Selon l’entourage du maire, sollicité par 20 Minutes, la municipalité n’avait pas prévu de communiquer aussi tôt sur le sujet et de cette manière. Mais l’information serait arrivée jusqu’aux oreilles des journalistes de Nice-Matin à qui Christian Estrosi a fini par détailler le projet. Avec un certain aplomb. « La sismicité de l’Archet est loin d’être exemplaire, Cimiez a besoin d’un nouvel élan, Lacassagne est à l’étroit », a-t-il justifié, assurant « travailler » sur ce projet « depuis 2008 », année de son élection à la tête de la cinquième ville de France.
Une opération de « diversion » ?
Le député LR Éric Ciotti, lui, aurait une toute explication à ce qui relève, selon lui, d’une opération de « communication ». Voire de « diversion », alors que « la mairie de Nice donne l’impression d’être un navire sans capitaine, sans cap, qui prend l’eau de toute part », tançait, ce jeudi matin sur le plateau de BFM Nice Côte d’Azur, le parlementaire qui ne cache pas ses ambitions pour les prochaines municipales.
« On est dans une annonce non préparée, non réfléchie, non financée qui traduit un petit vent de panique », a-t-il appuyé, avant de dénoncer la gestion par la métropole niçoise, également dirigée par Christian Estrosi, des travaux de reconstruction des vallées des Alpes-Maritimes, post-tempête Alex. Un document, révélé par Mediapart, pourrait faire croire que la collectivité aurait elle-même décidé de ralentir la cadence de ces chantiers pour obtenir des crédits de l’Etat.

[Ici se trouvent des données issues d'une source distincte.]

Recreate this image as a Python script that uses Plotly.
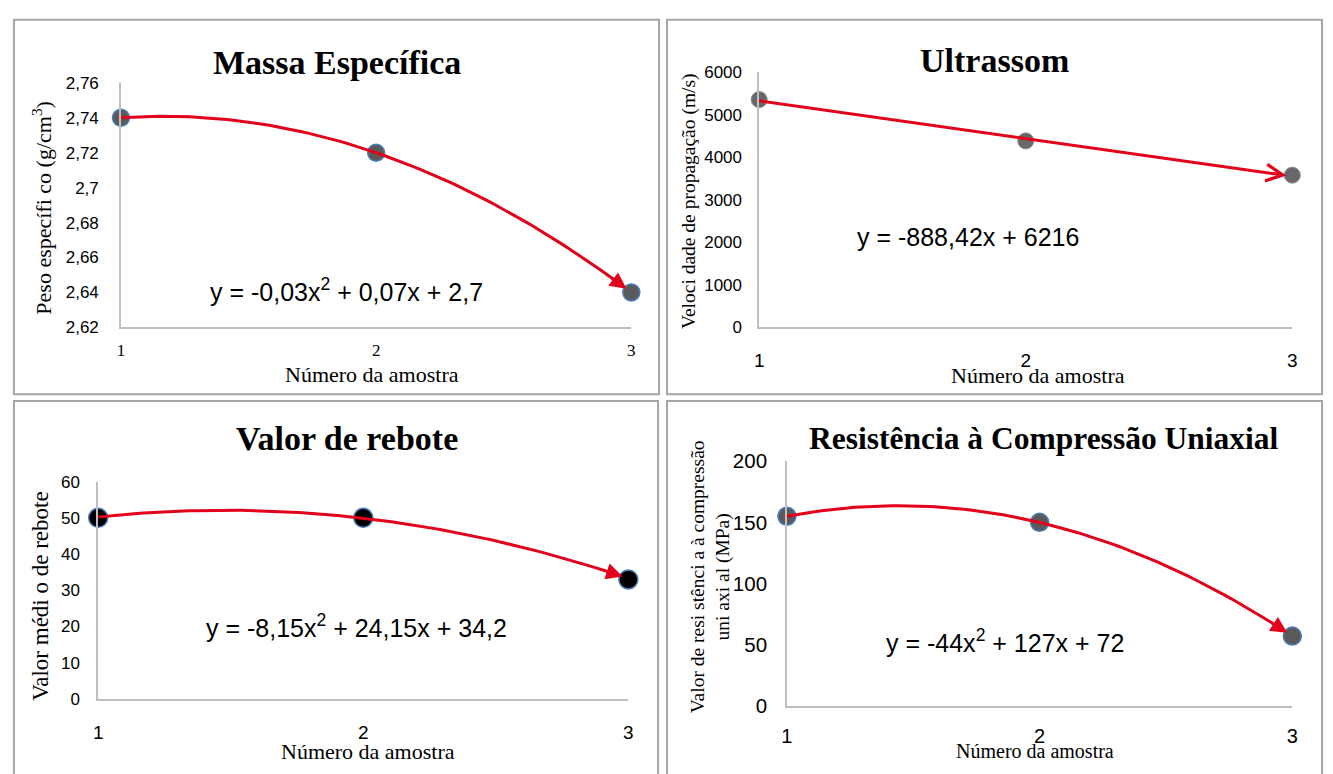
import numpy as np
import plotly.graph_objects as go

W, H = 1333, 774

# ---------------- data ----------------
amostras = [1, 2, 3]
x_ticktext = ["1", "2", "3"]

massa_vals = [2.74, 2.72, 2.64]
massa_coef = [-0.03, 0.07, 2.7]
massa_ticks = [2.62, 2.64, 2.66, 2.68, 2.70, 2.72, 2.74, 2.76]
massa_ticktext = ["2,62", "2,64", "2,66", "2,68", "2,7", "2,72", "2,74", "2,76"]

ultra_vals = [5355, 4384, 3578]
ultra_coef = [-888.42, 6216]
ultra_ticks = [0, 1000, 2000, 3000, 4000, 5000, 6000]
ultra_ticktext = ["0", "1000", "2000", "3000", "4000", "5000", "6000"]

rebote_vals = [50, 50, 33]
rebote_coef = [-8.15, 24.15, 34.2]
rebote_ticks = [0, 10, 20, 30, 40, 50, 60]
rebote_ticktext = ["0", "10", "20", "30", "40", "50", "60"]

rcu_vals = [155, 150, 57]
rcu_coef = [-44, 127, 72]
rcu_ticks = [0, 50, 100, 150, 200]
rcu_ticktext = ["0", "50", "100", "150", "200"]

# ---------------- styles ----------------
RED = "#E2001A"
AXIS = "#BFBFBF"
BOX = "#A6A6A6"
SERIF = "Liberation Serif, Times New Roman, serif"
SANS = "Liberation Sans, Arial, sans-serif"


def px_x(p):
    return p / W


def px_y(p):
    return 1 - p / H


panels = [
    dict(
        title="Massa Específica", vals=massa_vals, coef=massa_coef,
        ticks=massa_ticks, ticktext=massa_ticktext, yr=[2.62, 2.76],
        dom_x=(116, 631), dom_y=(73, 325),
        marker=dict(color="#5A5A5A", size=17, line=dict(color="#4A7EBB", width=1.5)),
        title_pos=(334, 52), title_size=34,
        ylab="Peso específi co (g/cm<sup>3</sup>)", ylab_pos=(36, 202), ylab_size=22,
        xlab_pos=(369, 374), xlab_size=22,
        eq="y = -0,03x<sup>2</sup> + 0,07x + 2,7", eq_pos=(344, 286),
        xtick_font=dict(family=SERIF, size=17, color="#000"), xtick_pad=7,
        ytick_size=17, ytick_pad=17, head=2,
    ),
    dict(
        title="Ultrassom", vals=ultra_vals, coef=ultra_coef,
        ticks=ultra_ticks, ticktext=ultra_ticktext, yr=[0, 6000],
        dom_x=(760, 1298), dom_y=(62, 325),
        marker=dict(color="#686868", size=16, line=dict(color="#8A8A8A", width=1)),
        title_pos=(997, 50), title_size=34,
        ylab="Veloci dade de propagação (m/s)", ylab_pos=(689, 195), ylab_size=19.5,
        xlab_pos=(1041, 375), xlab_size=22,
        eq="y = -888,42x + 6216", eq_pos=(971, 232),
        xtick_font=dict(family=SANS, size=19, color="#000"), xtick_pad=15,
        ytick_size=17, ytick_pad=12, head=5,
    ),
    dict(
        title="Valor de rebote", vals=rebote_vals, coef=rebote_coef,
        ticks=rebote_ticks, ticktext=rebote_ticktext, yr=[0, 60],
        dom_x=(93, 628), dom_y=(484, 708),
        marker=dict(color="#000000", size=19, line=dict(color="#4A7EBB", width=1.5)),
        title_pos=(344, 440), title_size=34,
        ylab="Valor médi o de rebote", ylab_pos=(34, 602), ylab_size=23,
        xlab_pos=(365, 762), xlab_size=22,
        eq="y = -8,15x<sup>2</sup> + 24,15x + 34,2", eq_pos=(354, 633),
        xtick_font=dict(family=SANS, size=19, color="#000"), xtick_pad=15,
        ytick_size=17, ytick_pad=13, head=2,
    ),
    dict(
        title="Resistência à Compressão Uniaxial", vals=rcu_vals, coef=rcu_coef,
        ticks=rcu_ticks, ticktext=rcu_ticktext, yr=[0, 200],
        dom_x=(788, 1298), dom_y=(463, 715),
        marker=dict(color="#5A5A5A", size=18, line=dict(color="#4A7EBB", width=1.5)),
        title_pos=(1047, 440), title_size=31.5,
        ylab="Valor de resi stênci a à compressão<br>uni axi al (MPa)", ylab_pos=(711, 582), ylab_size=19.5,
        xlab_pos=(1038, 762), xlab_size=20,
        eq="y = -44x<sup>2</sup> + 127x + 72", eq_pos=(1008, 648),
        xtick_font=dict(family=SANS, size=20, color="#000"), xtick_pad=11,
        ytick_size=20.5, ytick_pad=14, head=2,
    ),
]

fig = go.Figure()
annotations = []
shapes = []

for i, p in enumerate(panels, start=1):
    xa = "x" if i == 1 else f"x{i}"
    ya = "y" if i == 1 else f"y{i}"
    xkey = "xaxis" if i == 1 else f"xaxis{i}"
    ykey = "yaxis" if i == 1 else f"yaxis{i}"

    # measured points
    fig.add_trace(go.Scatter(
        x=amostras, y=p["vals"], mode="markers", marker=p["marker"],
        xaxis=xa, yaxis=ya, cliponaxis=False, showlegend=False, hoverinfo="x+y",
    ))

    # trend line from the fitted equation, drawn over the points
    xt = np.linspace(1, 2.93, 80)
    yt = np.polyval(p["coef"], xt)
    fig.add_trace(go.Scatter(
        x=xt, y=yt, mode="lines", line=dict(color=RED, width=3),
        xaxis=xa, yaxis=ya, cliponaxis=False, showlegend=False, hoverinfo="skip",
    ))

    # arrow head at the end of the trend line
    x_tail = 2.92
    annotations.append(dict(
        x=3, y=float(np.polyval(p["coef"], 3)),
        ax=x_tail, ay=float(np.polyval(p["coef"], x_tail)),
        xref=xa, yref=ya, axref=xa, ayref=ya, text="",
        showarrow=True, arrowhead=p["head"], arrowsize=1.1, arrowwidth=3,
        arrowcolor=RED, standoff=6,
    ))

    fig.update_layout(**{
        xkey: dict(
            domain=[px_x(p["dom_x"][0]), px_x(p["dom_x"][1])], range=[1, 3],
            tickvals=amostras, ticktext=x_ticktext, tickfont=p["xtick_font"],
            ticks="", ticklabelstandoff=p["xtick_pad"],
            showline=True, linecolor=AXIS, linewidth=1.5, showgrid=False,
            zeroline=False, anchor=ya, fixedrange=True,
        ),
        ykey: dict(
            domain=[px_y(p["dom_y"][1]), px_y(p["dom_y"][0])], range=p["yr"],
            tickvals=p["ticks"], ticktext=p["ticktext"],
            tickfont=dict(family=SANS, size=p["ytick_size"], color="#000"),
            ticks="", ticklabelstandoff=p["ytick_pad"],
            showline=True, linecolor=AXIS, linewidth=1.5, showgrid=False,
            zeroline=False, anchor=xa, fixedrange=True,
        ),
    })

    # panel title
    annotations.append(dict(
        text=f"<b>{p['title']}</b>", x=px_x(p["title_pos"][0]), y=px_y(p["title_pos"][1]),
        xref="paper", yref="paper", showarrow=False, xanchor="center", yanchor="middle",
        font=dict(family=SERIF, size=p["title_size"], color="#000"),
    ))
    # y axis title
    annotations.append(dict(
        text=p["ylab"], x=px_x(p["ylab_pos"][0]), y=px_y(p["ylab_pos"][1]),
        xref="paper", yref="paper", showarrow=False, textangle=-90,
        xanchor="center", yanchor="middle",
        font=dict(family=SERIF, size=p["ylab_size"], color="#000"),
    ))
    # x axis title
    annotations.append(dict(
        text="Número da amostra", x=px_x(p["xlab_pos"][0]), y=px_y(p["xlab_pos"][1]),
        xref="paper", yref="paper", showarrow=False, xanchor="center", yanchor="middle",
        font=dict(family=SERIF, size=p["xlab_size"], color="#000"),
    ))
    # trend equation
    annotations.append(dict(
        text=p["eq"], x=px_x(p["eq_pos"][0]), y=px_y(p["eq_pos"][1]),
        xref="paper", yref="paper", showarrow=False, xanchor="center", yanchor="middle",
        font=dict(family=SANS, size=25, color="#000"),
    ))

# frames around each chart
for (x0, y0, x1, y1) in [(8, 8, 659, 394), (667, 8, 1328, 394),
                         (8, 401, 658, 790), (667, 401, 1328, 790)]:
    shapes.append(dict(
        type="rect", xref="paper", yref="paper",
        x0=px_x(x0), x1=px_x(x1), y0=px_y(y1), y1=px_y(y0),
        line=dict(color=BOX, width=2), fillcolor="rgba(0,0,0,0)", layer="below",
    ))

fig.update_layout(
    width=W, height=H, margin=dict(l=0, r=0, t=0, b=0),
    paper_bgcolor="white", plot_bgcolor="white",
    annotations=annotations, shapes=shapes, showlegend=False,
    separators=", ",
)

fig.write_html("out.html", config={"displayModeBar": False})
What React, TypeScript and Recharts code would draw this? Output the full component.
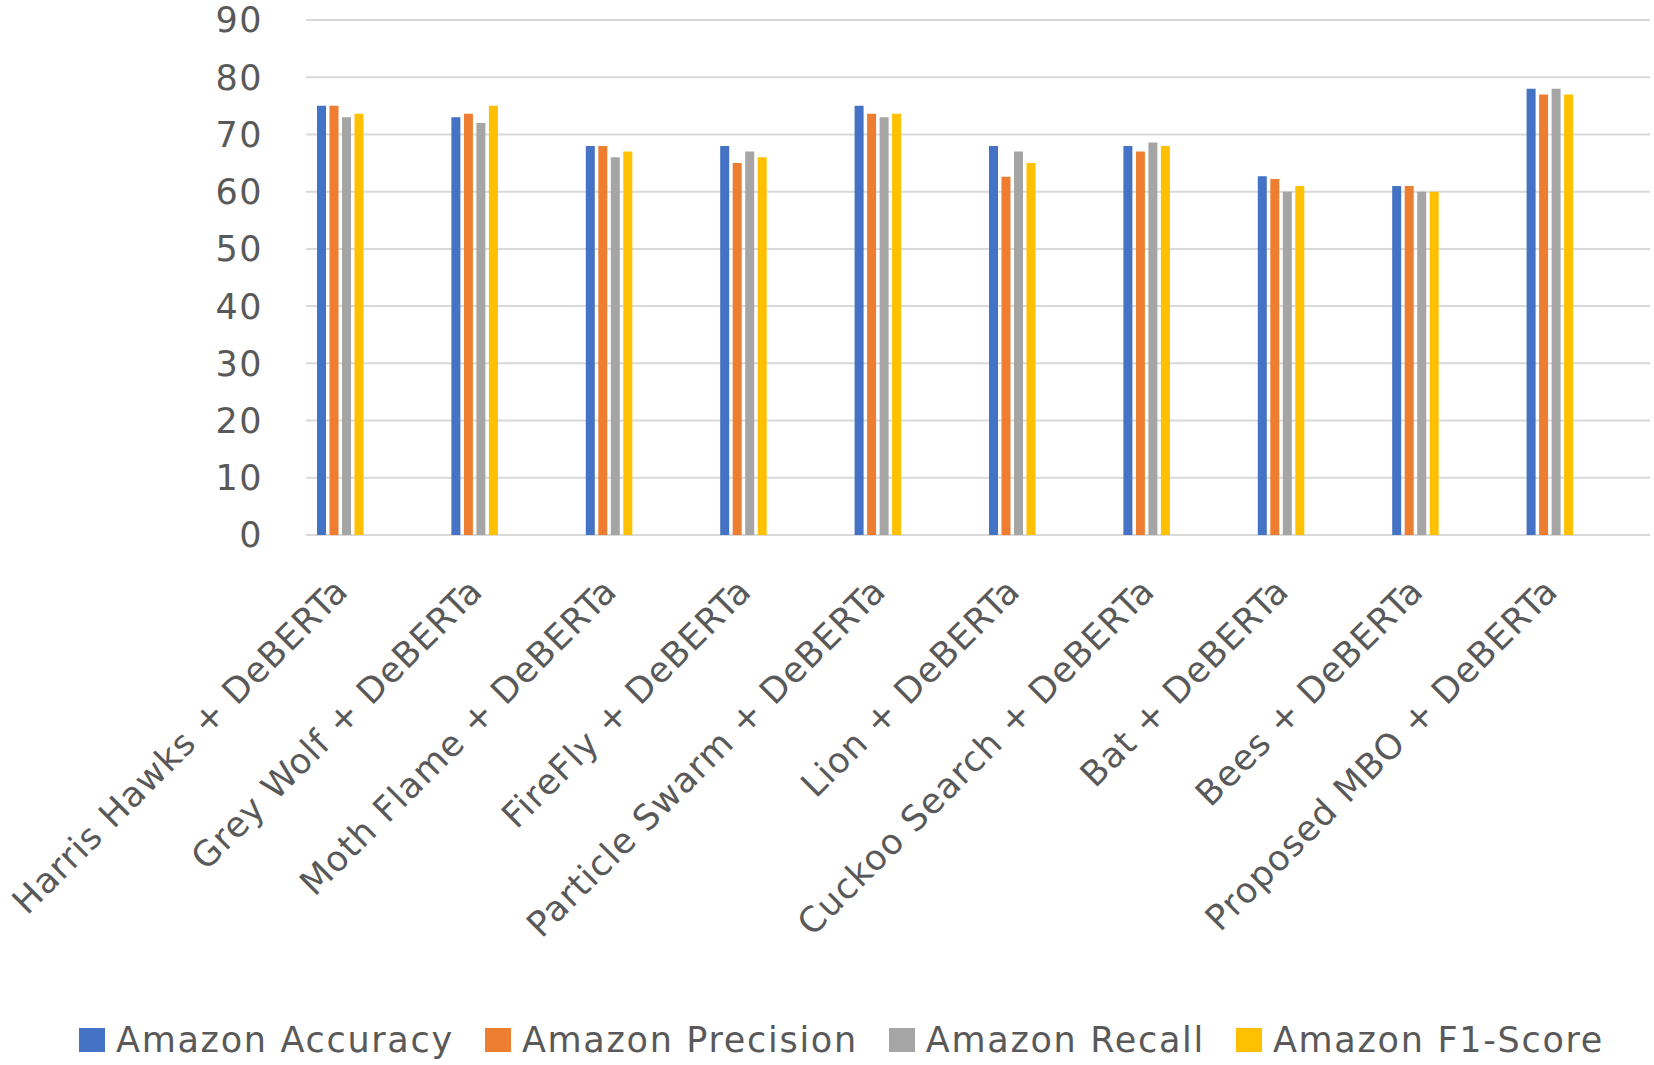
import { BarChart, Bar, XAxis, YAxis, CartesianGrid, Legend } from "recharts";

const categories = [
  "Harris Hawks + DeBERTa",
  "Grey Wolf + DeBERTa",
  "Moth Flame + DeBERTa",
  "FireFly + DeBERTa",
  "Particle Swarm + DeBERTa",
  "Lion + DeBERTa",
  "Cuckoo Search + DeBERTa",
  "Bat + DeBERTa",
  "Bees + DeBERTa",
  "Proposed MBO + DeBERTa",
];
const accuracy = [75, 73, 68, 68, 75, 68, 68, 62.7, 61, 78];
const precision = [75, 73.6, 68, 65, 73.6, 62.6, 67, 62.2, 61, 77];
const recall = [73, 72, 66, 67, 73, 67, 68.6, 60, 60, 78];
const f1 = [73.6, 75, 67, 66, 73.6, 65, 68, 61, 60, 77];
const yTicks = [0, 10, 20, 30, 40, 50, 60, 70, 80, 90];

const series = [
  { key: "acc", name: "Amazon Accuracy", color: "#4472C4" },
  { key: "prec", name: "Amazon Precision", color: "#ED7D31" },
  { key: "rec", name: "Amazon Recall", color: "#A5A5A5" },
  { key: "f1", name: "Amazon F1-Score", color: "#FFC000" },
];

const data = categories.map((name, i) => ({
  name,
  acc: accuracy[i],
  prec: precision[i],
  rec: recall[i],
  f1: f1[i],
}));

const FONT = "'DejaVu Sans', sans-serif";
const TEXT = "#595959";

// rotated category labels, ending just right of the group centre
function CategoryTick({ x, y, payload }: any) {
  const ax = x + 10;
  const ay = y + 58;
  return (
    <text
      x={ax}
      y={ay}
      textAnchor="end"
      fill={TEXT}
      fontSize={35}
      fontFamily={FONT}
      letterSpacing={1}
      transform={`rotate(-45, ${ax}, ${ay})`}
    >
      {payload.value}
    </text>
  );
}

function LegendRow() {
  return (
    <div
      style={{
        display: "flex",
        alignItems: "center",
        height: 50,
        paddingLeft: 79,
        fontFamily: FONT,
        fontSize: 35,
        letterSpacing: 1.7,
        color: TEXT,
      }}
    >
      {series.map((s) => (
        <div key={s.key} style={{ display: "flex", alignItems: "center", marginRight: 31 }}>
          <span style={{ width: 26, height: 24, background: s.color, marginRight: 11 }} />
          <span>{s.name}</span>
        </div>
      ))}
    </div>
  );
}

export default function App() {
  return (
    <div style={{ position: "absolute", left: 0, top: 0, background: "#fff" }}>
      <BarChart
        width={1654}
        height={1065}
        data={data}
        margin={{ top: 20, right: 4, left: 0, bottom: 0 }}
        barSize={9}
        barGap={3.5}
      >
        <CartesianGrid vertical={false} stroke="#d9d9d9" strokeWidth={2} />
        <XAxis
          dataKey="name"
          interval={0}
          height={480}
          padding={{ left: -33, right: 33 }}
          axisLine={false}
          tickLine={false}
          tickSize={0}
          tickMargin={0}
          tick={<CategoryTick />}
        />
        <YAxis
          width={306}
          domain={[0, 90]}
          ticks={yTicks}
          axisLine={false}
          tickLine={false}
          tickSize={0}
          tickMargin={43}
          tick={{ fill: TEXT, fontSize: 35, fontFamily: FONT, letterSpacing: 1.5 }}
        />
        <Legend
          verticalAlign="bottom"
          content={<LegendRow />}
          wrapperStyle={{ left: 0, bottom: 0, width: 1654, height: 50 }}
        />
        {series.map((s) => (
          <Bar key={s.key} dataKey={s.key} name={s.name} fill={s.color} isAnimationActive={false} />
        ))}
      </BarChart>
    </div>
  );
}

Une autre histoire, en tout cas bien éloignée de celle d’un super hôpital, qui regrouperait plusieurs structures, actuellement étalées dans la ville, et qui ne ravit déjà pas la CGT. « Il n’est pas envisageable que les seuls pôles de santé publics soient situés aux extrémités de Nice : à l’est [avec le CHU Pasteur] et à l’ouest », se crispe le secrétaire général du syndicat, Stéphane Gauberti, dans les colonnes du quotidien régional. La ville promet d’en dire davantage sur le projet dans la journée.